ROANOKE COUNTY is facing more than a simple decision about whether to build one big high school in Southwest County or two little ones.

The fast pace of residential sprawl in that part of the county is dictating the need for expanded school facilities, and the county is struggling to catch up. Better planning a few years ago would have helped. Better planning now is essential.

Cave Spring High School already is at capacity, with no room to grow. In fact, it is beyond capacity - the school does not have room for its freshman class. Spreading the ninth-graders between two junior high schools has meant overcrowding at Cave Spring Junior High. This situation led to an unpopular proposal, later dropped, to realign classes there and at Hidden Valley Junior High to even out their student populations.

Meanwhile, keeping the ninth grade at these schools blocks the development of middle schools for grades six through eight, the grouping most educators think is best suited for children.

In other words, the school system faces an array of interrelated problems involving the size and condition of facilities, and facility considerations are driving educational decisions, rather than vice versa.

Residential development in Southwest County has occurred at an unexpectedly fast pace. But the severe space crunch also suggests some disconnect between projections and plans, not to mention the Board of Supervisors' tendency at times to avoid confronting issues of growth.

Still, despite the increasingly urgent need for a new high school, it's clear in retrospect that the supervisors were right to decide against going immediately to voters for authority to issue $20 million in bonds to build one. This almost certainly would require a tax increase. Some supervisors judged, probably correctly, that the issue wouldn't pass in each of the county's magisterial districts. At the same time, chairman Lee Eddy pressed school officials to seek alternatives that might cost less.

All of which has led to delay that the schools can ill afford, but that promises a better outcome.

Long-range solutions are pushed even farther into the future, and immediate needs like air conditioning Cave Spring Junior High produce more controversy, given all the uncertainty.

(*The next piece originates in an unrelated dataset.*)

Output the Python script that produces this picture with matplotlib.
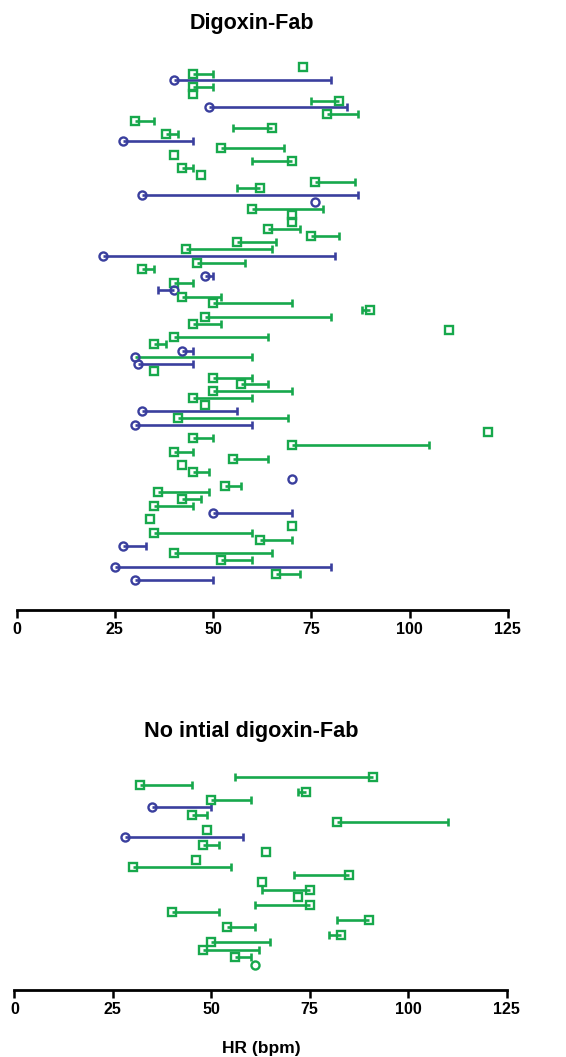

But the planning process that has resulted has attracted healthy civic involvement, and ensured intense scrutiny of overall construction needs - including the impact the facilities have on each other and on the overall educational program. (Which, by the way, has nothing to do with what size schools you compete against in football.)

And, after further study and a second community meeting next month on what the options will cost, residents will have a chance to be heard on not only what they want, but what they want to pay for.

There should be no doubt, after a decision is reached, that the county has explored the alternatives and chosen the plan that meets the educational needs of a locality that - like it or not - is taking on a new, urban status requiring careful planning and expensive capital outlays.

The supervisors should be able to get behind such a plan and push it, even if it requires that dreaded measure, an increase in taxes.